▸ **Stated goal**: From the listing below, restate word for word the lines from the line containing "Emit a Python" down through the line containing "W, H = 720, 540". Exclude pictures.

▸ **Available records**:

* begin *

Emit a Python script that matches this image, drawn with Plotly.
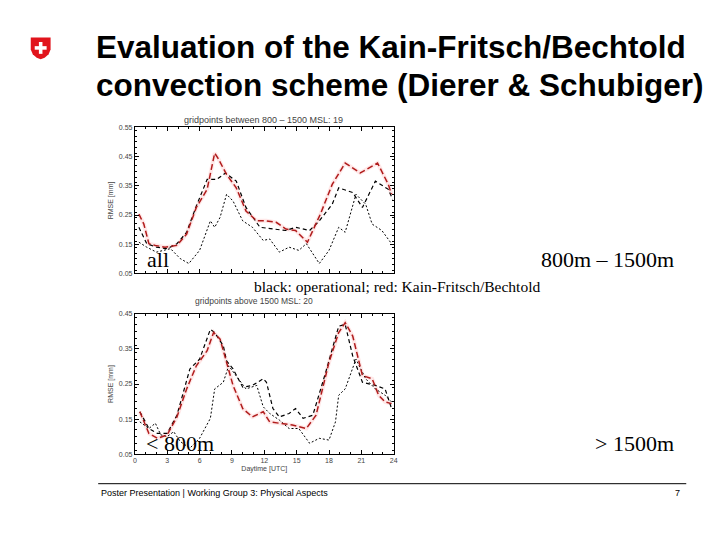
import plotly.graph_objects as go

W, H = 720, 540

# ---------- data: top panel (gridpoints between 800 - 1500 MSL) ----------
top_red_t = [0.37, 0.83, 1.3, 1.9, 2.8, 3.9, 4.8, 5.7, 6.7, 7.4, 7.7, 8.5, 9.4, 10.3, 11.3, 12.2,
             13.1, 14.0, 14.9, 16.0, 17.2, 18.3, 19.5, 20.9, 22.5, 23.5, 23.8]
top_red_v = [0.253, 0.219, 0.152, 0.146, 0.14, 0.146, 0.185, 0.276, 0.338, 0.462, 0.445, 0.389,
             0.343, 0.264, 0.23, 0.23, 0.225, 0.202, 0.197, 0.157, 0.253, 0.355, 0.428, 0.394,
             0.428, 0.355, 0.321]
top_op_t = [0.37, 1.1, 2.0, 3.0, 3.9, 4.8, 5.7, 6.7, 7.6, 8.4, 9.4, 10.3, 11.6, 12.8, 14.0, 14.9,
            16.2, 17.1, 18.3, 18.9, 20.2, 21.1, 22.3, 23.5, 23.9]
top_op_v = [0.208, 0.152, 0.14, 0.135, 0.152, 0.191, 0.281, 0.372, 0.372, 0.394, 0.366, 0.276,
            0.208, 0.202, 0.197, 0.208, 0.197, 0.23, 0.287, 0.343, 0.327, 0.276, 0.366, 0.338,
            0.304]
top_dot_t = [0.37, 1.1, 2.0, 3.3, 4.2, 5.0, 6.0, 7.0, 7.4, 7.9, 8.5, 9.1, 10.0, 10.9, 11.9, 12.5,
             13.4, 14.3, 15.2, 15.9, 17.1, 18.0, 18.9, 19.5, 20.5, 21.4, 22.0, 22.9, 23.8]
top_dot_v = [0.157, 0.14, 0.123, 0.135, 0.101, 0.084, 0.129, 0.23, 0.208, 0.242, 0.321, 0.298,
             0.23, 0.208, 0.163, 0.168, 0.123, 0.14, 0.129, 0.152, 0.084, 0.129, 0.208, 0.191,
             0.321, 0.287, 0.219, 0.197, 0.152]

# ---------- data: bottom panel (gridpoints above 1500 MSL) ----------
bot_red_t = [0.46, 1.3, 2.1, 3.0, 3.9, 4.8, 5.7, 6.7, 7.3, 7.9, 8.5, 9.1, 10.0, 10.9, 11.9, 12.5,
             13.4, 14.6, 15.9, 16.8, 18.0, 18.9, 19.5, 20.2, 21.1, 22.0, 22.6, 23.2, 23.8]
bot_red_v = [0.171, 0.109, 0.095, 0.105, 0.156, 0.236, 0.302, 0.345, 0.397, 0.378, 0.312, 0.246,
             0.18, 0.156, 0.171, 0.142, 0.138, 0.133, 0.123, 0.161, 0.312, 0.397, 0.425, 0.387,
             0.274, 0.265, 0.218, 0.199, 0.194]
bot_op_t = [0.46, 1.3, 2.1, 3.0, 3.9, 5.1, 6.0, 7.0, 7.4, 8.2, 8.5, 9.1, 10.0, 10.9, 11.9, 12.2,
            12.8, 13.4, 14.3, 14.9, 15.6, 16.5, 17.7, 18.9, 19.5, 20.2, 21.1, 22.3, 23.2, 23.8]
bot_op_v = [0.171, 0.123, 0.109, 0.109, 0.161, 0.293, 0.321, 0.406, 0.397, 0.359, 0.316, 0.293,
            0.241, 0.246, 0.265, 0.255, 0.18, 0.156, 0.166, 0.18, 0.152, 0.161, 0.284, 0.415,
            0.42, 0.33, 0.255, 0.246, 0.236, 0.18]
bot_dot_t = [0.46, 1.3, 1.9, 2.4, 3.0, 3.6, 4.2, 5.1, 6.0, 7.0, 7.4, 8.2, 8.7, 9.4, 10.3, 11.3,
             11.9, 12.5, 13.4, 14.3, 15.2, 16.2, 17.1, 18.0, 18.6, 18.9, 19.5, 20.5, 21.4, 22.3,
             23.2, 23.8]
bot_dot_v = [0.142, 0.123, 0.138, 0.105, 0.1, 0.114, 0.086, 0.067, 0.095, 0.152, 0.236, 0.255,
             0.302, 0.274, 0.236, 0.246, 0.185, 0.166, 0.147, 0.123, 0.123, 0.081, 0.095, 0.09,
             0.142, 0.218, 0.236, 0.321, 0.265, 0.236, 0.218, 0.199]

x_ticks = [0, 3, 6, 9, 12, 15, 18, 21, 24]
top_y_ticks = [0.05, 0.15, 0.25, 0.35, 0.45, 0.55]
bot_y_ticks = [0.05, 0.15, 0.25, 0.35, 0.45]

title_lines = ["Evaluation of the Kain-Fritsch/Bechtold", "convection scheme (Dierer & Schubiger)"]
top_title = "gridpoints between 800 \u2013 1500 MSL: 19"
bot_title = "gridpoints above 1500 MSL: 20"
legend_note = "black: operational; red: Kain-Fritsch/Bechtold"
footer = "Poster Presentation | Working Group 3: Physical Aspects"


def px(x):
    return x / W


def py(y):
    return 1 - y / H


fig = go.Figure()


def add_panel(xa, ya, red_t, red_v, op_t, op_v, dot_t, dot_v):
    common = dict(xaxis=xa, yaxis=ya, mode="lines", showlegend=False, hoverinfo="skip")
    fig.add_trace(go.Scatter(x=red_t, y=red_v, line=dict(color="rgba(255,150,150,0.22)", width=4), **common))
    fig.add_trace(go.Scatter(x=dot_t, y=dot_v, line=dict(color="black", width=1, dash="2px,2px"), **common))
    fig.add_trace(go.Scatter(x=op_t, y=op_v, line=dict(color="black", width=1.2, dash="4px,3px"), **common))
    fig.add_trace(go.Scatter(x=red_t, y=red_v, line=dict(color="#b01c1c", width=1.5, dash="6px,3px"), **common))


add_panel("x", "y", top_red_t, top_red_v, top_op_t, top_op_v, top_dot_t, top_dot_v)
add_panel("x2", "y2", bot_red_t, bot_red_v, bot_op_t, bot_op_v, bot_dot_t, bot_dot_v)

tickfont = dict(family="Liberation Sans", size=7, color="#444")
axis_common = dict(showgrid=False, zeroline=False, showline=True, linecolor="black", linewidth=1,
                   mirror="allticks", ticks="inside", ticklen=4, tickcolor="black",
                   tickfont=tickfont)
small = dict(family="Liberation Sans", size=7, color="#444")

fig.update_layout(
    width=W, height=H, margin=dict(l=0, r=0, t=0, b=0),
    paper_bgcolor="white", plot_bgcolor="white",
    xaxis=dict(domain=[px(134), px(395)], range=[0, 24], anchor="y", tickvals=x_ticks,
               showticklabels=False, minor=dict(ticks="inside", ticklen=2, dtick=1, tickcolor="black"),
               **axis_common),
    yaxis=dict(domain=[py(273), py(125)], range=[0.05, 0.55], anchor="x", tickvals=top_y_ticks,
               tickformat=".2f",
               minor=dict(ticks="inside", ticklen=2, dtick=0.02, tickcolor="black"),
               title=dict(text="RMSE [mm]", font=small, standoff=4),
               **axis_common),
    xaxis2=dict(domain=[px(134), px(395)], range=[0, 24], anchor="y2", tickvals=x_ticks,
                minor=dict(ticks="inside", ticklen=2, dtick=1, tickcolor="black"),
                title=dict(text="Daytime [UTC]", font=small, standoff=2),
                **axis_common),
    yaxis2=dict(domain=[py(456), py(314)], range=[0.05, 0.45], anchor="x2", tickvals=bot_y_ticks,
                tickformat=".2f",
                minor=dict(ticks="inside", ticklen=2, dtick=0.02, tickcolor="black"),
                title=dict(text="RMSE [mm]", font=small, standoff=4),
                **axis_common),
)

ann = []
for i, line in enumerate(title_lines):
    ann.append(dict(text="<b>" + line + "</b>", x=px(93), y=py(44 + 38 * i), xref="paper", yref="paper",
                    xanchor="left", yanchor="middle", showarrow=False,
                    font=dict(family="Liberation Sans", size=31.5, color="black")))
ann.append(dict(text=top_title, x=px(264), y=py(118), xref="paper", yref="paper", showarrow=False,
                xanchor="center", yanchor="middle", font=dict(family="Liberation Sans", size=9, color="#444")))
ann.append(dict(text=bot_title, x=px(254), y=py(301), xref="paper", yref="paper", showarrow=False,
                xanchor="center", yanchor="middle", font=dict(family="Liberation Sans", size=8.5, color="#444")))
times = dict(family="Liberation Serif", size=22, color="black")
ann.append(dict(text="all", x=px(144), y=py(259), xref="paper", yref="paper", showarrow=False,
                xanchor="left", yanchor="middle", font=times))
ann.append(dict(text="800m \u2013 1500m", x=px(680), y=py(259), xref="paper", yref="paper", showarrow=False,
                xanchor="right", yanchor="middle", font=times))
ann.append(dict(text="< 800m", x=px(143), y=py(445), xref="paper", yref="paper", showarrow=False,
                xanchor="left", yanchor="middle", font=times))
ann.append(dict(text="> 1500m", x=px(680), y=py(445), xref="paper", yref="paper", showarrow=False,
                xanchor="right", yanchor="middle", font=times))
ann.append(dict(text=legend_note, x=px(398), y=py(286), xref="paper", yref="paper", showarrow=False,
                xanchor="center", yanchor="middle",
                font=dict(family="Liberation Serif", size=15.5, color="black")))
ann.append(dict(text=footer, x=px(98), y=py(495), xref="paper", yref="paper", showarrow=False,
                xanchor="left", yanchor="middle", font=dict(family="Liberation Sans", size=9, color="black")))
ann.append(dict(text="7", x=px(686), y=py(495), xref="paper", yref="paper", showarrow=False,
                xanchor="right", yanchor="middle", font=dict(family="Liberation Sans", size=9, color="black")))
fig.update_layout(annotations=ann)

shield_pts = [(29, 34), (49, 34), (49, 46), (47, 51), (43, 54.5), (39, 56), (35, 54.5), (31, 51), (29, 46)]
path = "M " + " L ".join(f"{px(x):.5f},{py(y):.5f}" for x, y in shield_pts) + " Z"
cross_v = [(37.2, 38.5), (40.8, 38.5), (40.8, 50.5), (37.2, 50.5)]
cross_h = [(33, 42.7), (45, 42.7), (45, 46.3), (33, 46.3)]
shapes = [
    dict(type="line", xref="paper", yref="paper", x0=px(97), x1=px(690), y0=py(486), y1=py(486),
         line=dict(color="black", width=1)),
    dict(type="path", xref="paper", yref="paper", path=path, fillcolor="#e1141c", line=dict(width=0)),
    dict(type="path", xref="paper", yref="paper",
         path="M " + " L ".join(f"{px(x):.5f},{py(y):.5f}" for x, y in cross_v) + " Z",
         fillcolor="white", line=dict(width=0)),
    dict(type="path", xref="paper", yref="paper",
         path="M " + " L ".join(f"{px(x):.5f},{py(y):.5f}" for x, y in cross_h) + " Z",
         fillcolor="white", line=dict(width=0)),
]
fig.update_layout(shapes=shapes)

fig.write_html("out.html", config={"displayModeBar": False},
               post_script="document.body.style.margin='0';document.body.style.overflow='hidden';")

* end *
* begin *

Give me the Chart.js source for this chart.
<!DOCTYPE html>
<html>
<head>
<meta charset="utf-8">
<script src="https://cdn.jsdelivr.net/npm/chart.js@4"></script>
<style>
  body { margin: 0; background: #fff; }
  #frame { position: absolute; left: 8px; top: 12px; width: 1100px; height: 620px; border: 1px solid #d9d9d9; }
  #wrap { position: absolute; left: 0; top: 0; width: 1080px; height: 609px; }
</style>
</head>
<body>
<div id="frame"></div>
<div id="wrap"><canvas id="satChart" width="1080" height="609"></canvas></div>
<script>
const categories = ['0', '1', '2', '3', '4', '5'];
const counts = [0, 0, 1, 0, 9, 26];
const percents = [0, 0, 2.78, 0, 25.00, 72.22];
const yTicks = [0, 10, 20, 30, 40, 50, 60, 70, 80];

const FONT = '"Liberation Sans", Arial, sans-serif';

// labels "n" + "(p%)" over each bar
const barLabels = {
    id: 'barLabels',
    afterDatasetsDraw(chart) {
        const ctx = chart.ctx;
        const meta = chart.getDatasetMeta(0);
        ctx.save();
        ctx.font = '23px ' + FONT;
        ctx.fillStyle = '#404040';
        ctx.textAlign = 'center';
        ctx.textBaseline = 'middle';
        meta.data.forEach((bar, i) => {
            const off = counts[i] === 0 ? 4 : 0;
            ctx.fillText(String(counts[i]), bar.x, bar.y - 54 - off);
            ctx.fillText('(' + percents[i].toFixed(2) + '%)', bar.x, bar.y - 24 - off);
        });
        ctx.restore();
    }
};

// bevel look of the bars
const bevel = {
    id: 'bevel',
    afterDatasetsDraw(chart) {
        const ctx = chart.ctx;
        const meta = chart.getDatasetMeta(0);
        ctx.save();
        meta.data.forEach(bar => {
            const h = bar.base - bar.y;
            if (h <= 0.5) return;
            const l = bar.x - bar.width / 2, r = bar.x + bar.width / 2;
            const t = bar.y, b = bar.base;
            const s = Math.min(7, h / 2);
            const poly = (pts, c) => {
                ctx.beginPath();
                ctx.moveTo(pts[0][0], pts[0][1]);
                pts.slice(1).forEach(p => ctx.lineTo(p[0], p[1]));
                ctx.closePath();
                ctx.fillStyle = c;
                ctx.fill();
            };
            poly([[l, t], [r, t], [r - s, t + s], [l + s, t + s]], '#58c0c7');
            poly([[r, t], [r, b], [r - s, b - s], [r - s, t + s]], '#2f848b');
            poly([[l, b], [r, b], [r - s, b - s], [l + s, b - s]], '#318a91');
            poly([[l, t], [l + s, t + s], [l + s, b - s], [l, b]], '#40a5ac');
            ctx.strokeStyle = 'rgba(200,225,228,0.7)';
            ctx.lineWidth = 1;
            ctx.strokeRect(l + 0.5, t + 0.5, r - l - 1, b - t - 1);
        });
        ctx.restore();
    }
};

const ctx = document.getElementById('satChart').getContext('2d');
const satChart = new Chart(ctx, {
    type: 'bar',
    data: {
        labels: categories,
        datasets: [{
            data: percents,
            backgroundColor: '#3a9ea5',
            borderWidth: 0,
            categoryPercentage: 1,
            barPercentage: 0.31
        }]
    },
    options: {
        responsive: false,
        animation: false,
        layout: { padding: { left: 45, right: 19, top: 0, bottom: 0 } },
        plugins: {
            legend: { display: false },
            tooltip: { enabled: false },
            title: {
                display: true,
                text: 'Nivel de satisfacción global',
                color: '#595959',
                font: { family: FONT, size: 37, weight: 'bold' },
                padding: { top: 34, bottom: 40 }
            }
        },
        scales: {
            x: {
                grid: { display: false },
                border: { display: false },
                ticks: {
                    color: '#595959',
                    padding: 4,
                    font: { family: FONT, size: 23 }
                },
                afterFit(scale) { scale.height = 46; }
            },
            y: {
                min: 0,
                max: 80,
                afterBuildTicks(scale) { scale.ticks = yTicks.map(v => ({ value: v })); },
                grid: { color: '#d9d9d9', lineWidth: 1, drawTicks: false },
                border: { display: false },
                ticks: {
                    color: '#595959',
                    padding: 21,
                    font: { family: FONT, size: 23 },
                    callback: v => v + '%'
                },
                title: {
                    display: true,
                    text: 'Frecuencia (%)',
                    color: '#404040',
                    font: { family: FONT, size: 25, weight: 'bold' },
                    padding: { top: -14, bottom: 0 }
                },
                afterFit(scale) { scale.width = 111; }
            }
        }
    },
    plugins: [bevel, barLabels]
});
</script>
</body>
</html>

* end *
* begin *

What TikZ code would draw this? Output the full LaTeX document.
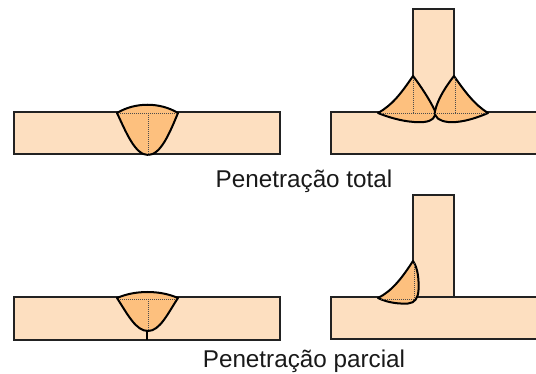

* end *

▸ **Expected output**:
Emit a Python script that matches this image, drawn with Plotly.
import plotly.graph_objects as go

W, H = 720, 540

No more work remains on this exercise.